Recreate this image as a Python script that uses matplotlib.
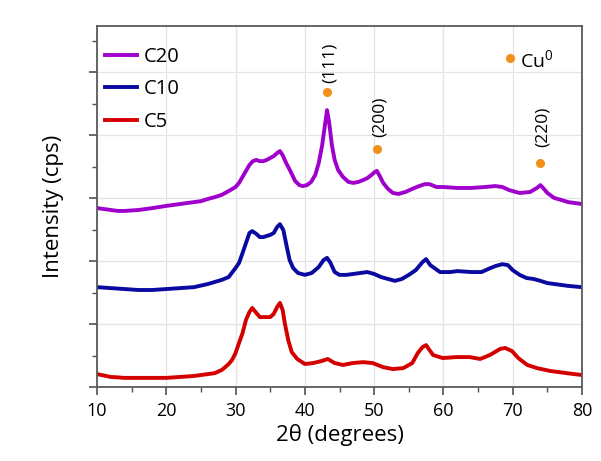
# XRD patterns of C5 / C10 / C20 with Cu0 reflections
import numpy as np
import matplotlib.pyplot as plt
from matplotlib.ticker import MultipleLocator

# 2theta (deg) and intensity (cps, offset stacked)
tt_c20 = [10, 11, 12, 13, 14, 16, 18, 20, 22, 24, 25, 26, 27, 28, 29, 30, 30.5, 31, 31.5, 32,
          32.5, 33, 33.5, 34, 34.5, 35, 35.5, 36, 36.4, 36.8, 37.3, 37.9, 38.6, 39.2, 39.7,
          40.3, 40.9, 41.5, 42, 42.5, 42.9, 43.2, 43.5, 43.9, 44.3, 44.8, 45.5, 46.3, 47, 47.7,
          48.4, 49, 49.6, 50.1, 50.4, 50.8, 51.3, 52, 52.7, 53.5, 54.5, 55.5, 56.5, 57.3, 58,
          59, 60, 62, 64, 66, 67.5, 68.5, 69.5, 71, 72.5, 73.5, 74, 74.5, 75, 76, 77, 78, 79, 80]
int_c20 = [2840, 2825, 2810, 2795, 2795, 2810, 2840, 2875, 2905, 2935, 2950, 2985, 3015, 3050,
           3110, 3175, 3240, 3335, 3430, 3525, 3585, 3605, 3585, 3585, 3605, 3635, 3665, 3715,
           3745, 3680, 3555, 3430, 3270, 3205, 3190, 3205, 3255, 3365, 3555, 3840, 4160, 4395,
           4205, 3840, 3605, 3445, 3335, 3255, 3240, 3255, 3285, 3315, 3365, 3415, 3430, 3350,
           3240, 3145, 3080, 3065, 3095, 3145, 3190, 3220, 3220, 3175, 3175, 3160, 3160, 3175,
           3190, 3175, 3125, 3080, 3095, 3160, 3205, 3145, 3080, 3000, 2970, 2935, 2920, 2905]

tt_c10 = [10, 12, 14, 16, 18, 20, 22, 24, 26, 28, 29, 30, 30.5, 31, 31.5, 32, 32.4, 33, 33.5,
          34, 35, 35.5, 36, 36.4, 36.9, 37.4, 37.8, 38.3, 39, 40, 41, 42, 42.7, 43.2, 43.7,
          44.3, 45, 46, 47, 48, 49, 50, 51, 52, 53, 54, 55, 56, 57, 57.5, 58.1, 59.5, 61, 62,
          64, 65.5, 66.5, 67.5, 68.5, 69.3, 70, 71, 72, 73, 74, 75, 76, 78, 80]
int_c10 = [1585, 1570, 1555, 1540, 1540, 1555, 1570, 1585, 1635, 1700, 1745, 1890, 1970, 2125,
           2285, 2445, 2475, 2430, 2380, 2380, 2415, 2445, 2540, 2585, 2490, 2220, 2015, 1890,
           1810, 1780, 1810, 1905, 2015, 2050, 1970, 1825, 1780, 1780, 1795, 1810, 1825, 1795,
           1745, 1715, 1685, 1715, 1780, 1855, 1985, 2030, 1935, 1825, 1825, 1840, 1825, 1825,
           1875, 1920, 1950, 1935, 1855, 1780, 1730, 1715, 1685, 1650, 1635, 1605, 1585]

tt_c5 = [10, 12, 14, 16, 18, 20, 22, 24, 25, 26, 27, 28, 28.5, 29, 29.5, 30, 30.5, 31, 31.5,
         32, 32.4, 33, 33.5, 34, 35, 35.5, 36, 36.4, 36.8, 37.1, 37.6, 38.1, 38.9, 40, 41.2,
         42.5, 43.3, 44.3, 45.5, 46.9, 48.4, 49.8, 51.3, 52.7, 54.2, 55.5, 56.3, 57, 57.5, 58,
         58.5, 59.9, 61.9, 63.8, 65.3, 66.7, 68.2, 68.9, 69.9, 70.8, 72.1, 73.5, 75.4, 77.8, 80]
int_c5 = [205, 160, 145, 145, 145, 145, 160, 175, 190, 205, 220, 270, 315, 365, 430, 540, 700,
          855, 1065, 1190, 1255, 1175, 1110, 1110, 1110, 1160, 1270, 1335, 1220, 1015, 745, 555,
          445, 365, 380, 415, 445, 380, 350, 380, 395, 380, 315, 285, 300, 380, 540, 635, 665,
          585, 508, 460, 475, 475, 445, 508, 605, 620, 570, 460, 350, 300, 255, 220, 190]

# Cu0 reflections: position, marker height, label
cu_pos = [43.2, 50.4, 73.9]
cu_int = [4685, 3780, 3555]
cu_hkl = ['(111)', '(200)', '(220)']

plt.rcParams['font.family'] = ['Open Sans', 'DejaVu Sans']
orange = '#f39019'

fig = plt.figure(figsize=(6.01, 4.61), dpi=100)
ax = fig.add_axes([0.1614, 0.1605, 0.807, 0.783])

ax.plot(tt_c20, int_c20, color='#a000cc', lw=2.8, label='C20')
ax.plot(tt_c10, int_c10, color='#0a0aa0', lw=2.8, label='C10')
ax.plot(tt_c5, int_c5, color='#d40000', lw=2.8, label='C5')

ax.plot(cu_pos, cu_int, 'o', color=orange, ms=5.5, ls='none')
ax.text(cu_pos[0] + 0.4, 4830, cu_hkl[0], rotation=90, ha='center', va='bottom', fontsize=12.5)
ax.text(cu_pos[1] + 0.4, 3970, cu_hkl[1], rotation=90, ha='center', va='bottom', fontsize=12.5)
ax.text(cu_pos[2] + 0.5, 3810, cu_hkl[2], rotation=90, ha='center', va='bottom', fontsize=12.5)

# Cu0 key
ax.plot([69.6], [5220], 'o', color=orange, ms=5.5)
ax.text(71.0, 5180, r'Cu$^{\mathregular{0}}$', ha='left', va='center', fontsize=14)

ax.set_xlim(10, 80)
ax.set_ylim(0, 5730)
ax.xaxis.set_major_locator(MultipleLocator(10))
ax.xaxis.set_minor_locator(MultipleLocator(5))
ax.yaxis.set_major_locator(MultipleLocator(1000))
ax.yaxis.set_minor_locator(MultipleLocator(500))
ax.set_yticklabels([])
ax.tick_params(axis='both', which='major', direction='out', length=6, width=1.2,
               color='#505050', labelsize=13, pad=5)
ax.tick_params(axis='both', which='minor', direction='out', length=3.5, width=1.0, color='#505050')
ax.tick_params(axis='y', which='both', labelleft=False)
ax.grid(True, which='major', color='#e4e4e4', lw=0.9)
ax.set_axisbelow(True)
for s in ax.spines.values():
    s.set_color('#5a5a5a')
    s.set_linewidth(1.3)

ax.set_xlabel('2θ (degrees)', fontsize=16, labelpad=3)
ax.set_ylabel('Intensity (cps)', fontsize=16, labelpad=18)

ax.legend(loc='upper left', bbox_to_anchor=(0.0, 0.965), frameon=False, fontsize=14.5,
          handlelength=1.6, handletextpad=0.3, labelspacing=0.62, borderaxespad=0.0)

plt.savefig('out.png', dpi=100)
☆ ☆ ☆ ☆
#### [What to produce]
Up to and including the line containing "from matplotlib.ticker import MultipleLocator", repeat every line from the start of the data, but none of the pictures.

#### [Response below]
Recreate this image as a Python script that uses matplotlib.
# XRD patterns of C5 / C10 / C20 with Cu0 reflections
import numpy as np
import matplotlib.pyplot as plt
from matplotlib.ticker import MultipleLocator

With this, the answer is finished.